Briefly: Identification October 25, 2013

I used to be a boy. Was a boy for the majority of my life, until this year when whatever makes gender do what gender does switched and tumbled and turned toward ‘girl’. Which was weird and disconcerting and terrifying, honestly.

My expression of myself – lace, ruffles, obnoxious colors, dresses – all stayed the same. Which was off-putting to plenty of people but wonderful to me.

When I first felt myself sliding into girlhood, I resisted. Partially because I knew what being a boy was and enjoyed that. Partially because I didn’t want to be called a fakey faker of fakeness.

I stopped caring about the latter reason.

After all, I was a boy, now I was a girl, that was that, gender was weird.

But, self-identification is insufficient, so I guess I wasn’t really a boy after all. (And am I really a girl? I just don’t know! I can’t identify myself! Help, help, help!)

This whole mess of ‘identity politics’ seems to be brewing all over again. And that’s all it is – a mess.

My identity isn’t actually politics. It’s who I am. If someone can fathom the individuality of gods but not the individuality of humans, there may be a problem.

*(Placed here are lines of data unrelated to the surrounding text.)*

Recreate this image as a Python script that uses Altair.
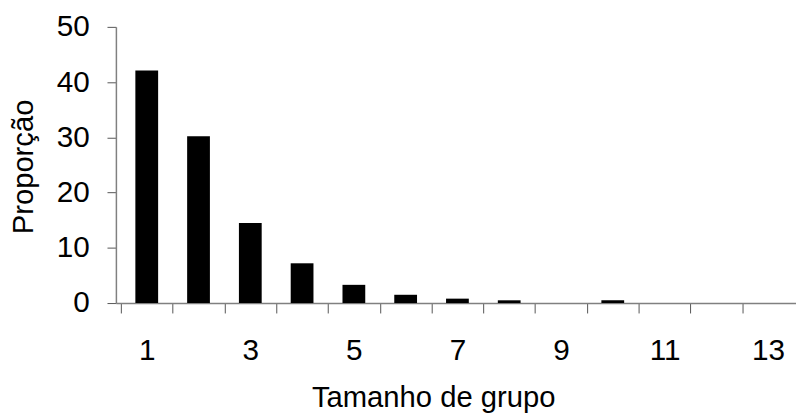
import altair as alt
import pandas as pd

group_size = [1, 2, 3, 4, 5, 6, 7, 8, 9, 10, 11, 12, 13]
proportion = [42.1, 30.2, 14.5, 7.2, 3.3, 1.5, 0.8, 0.5, 0.0, 0.5, 0.0, 0.0, 0.0]
x_tick_values = [v / 2 for v in range(1, 27)]  # 0.5 .. 13.0
y_tick_values = [0, 10, 20, 30, 40, 50]

df = pd.DataFrame({"size": group_size, "prop": proportion})

FONT = "Liberation Sans"
AXIS_GRAY = "#808080"

chart = (
    alt.Chart(df)
    .mark_bar(size=23, color="black")
    .encode(
        x=alt.X(
            "size:Q",
            scale=alt.Scale(domain=[0.5, 13.443], nice=False, zero=False),
            axis=alt.Axis(
                title="Tamanho de grupo",
                values=x_tick_values,
                labelExpr="datum.value % 2 == 1 ? ('' + datum.value) : ''",
                tickOpacity={"condition": {"test": "datum.value % 1 == 0", "value": 0}, "value": 1},
                tickSize=10,
                tickColor="#555555",
                domainColor=AXIS_GRAY,
                domainWidth=1.5,
                labelPadding=23,
                labelFontSize=30,
                labelFont=FONT,
                labelColor="black",
                labelFlush=False,
                labelOverlap=False,
                labelBound=False,
                grid=False,
                titleFont=FONT,
                titleFontSize=29.5,
                titleFontWeight="normal",
                titleColor="black",
                titleX=320.5,
                titleY=104,
                titleAlign="center",
                titleBaseline="alphabetic",
                titleAnchor="start",
            ),
        ),
        y=alt.Y(
            "prop:Q",
            scale=alt.Scale(domain=[0, 50], nice=False),
            axis=alt.Axis(
                title="Proporção",
                values=y_tick_values,
                tickSize=9,
                tickColor="#555555",
                domainColor=AXIS_GRAY,
                domainWidth=1.5,
                labelPadding=18,
                labelFontSize=30,
                labelFont=FONT,
                labelColor="black",
                grid=False,
                titleFont=FONT,
                titleFontSize=29.5,
                titleFontWeight="normal",
                titleColor="black",
                titleX=-84,
                titleY=141,
                titleAlign="center",
                titleBaseline="alphabetic",
                titleAnchor="start",
            ),
        ),
    )
    .properties(
        width=687,
        height=279,
        autosize=alt.AutoSizeParams(type="none"),
        padding={"left": 109, "top": 17, "right": 0, "bottom": 110},
        background="white",
    )
    .configure_view(stroke=None)
)

chart.save("out.html", embed_options={"renderer": "svg", "actions": False})
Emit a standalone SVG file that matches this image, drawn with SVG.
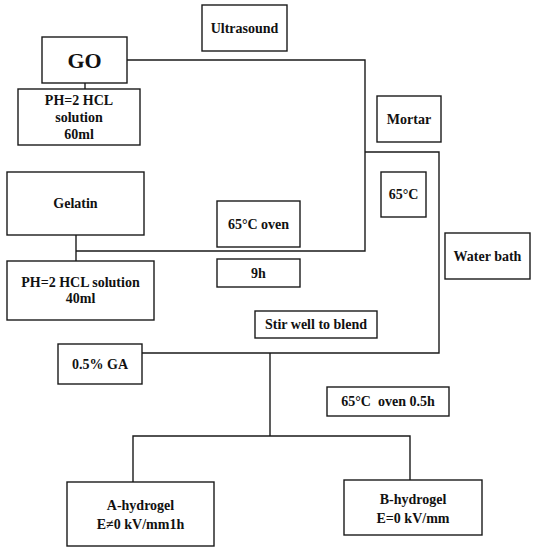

We can argue and suss out religion and religious boundaries. We can’t go back and change decades of history. And we shouldn’t ignore the human component of religion and religious identification. If we do, we’re failing to understand a huge part of religion. Religion doesn’t exist in an untouched-by-human-hands vacuum.

I’m not interested in theoreticals that have no place in daily life, or ideals that ignore the human factor. I live in the real world, where everything, everything is messier than it looks on paper – including identity.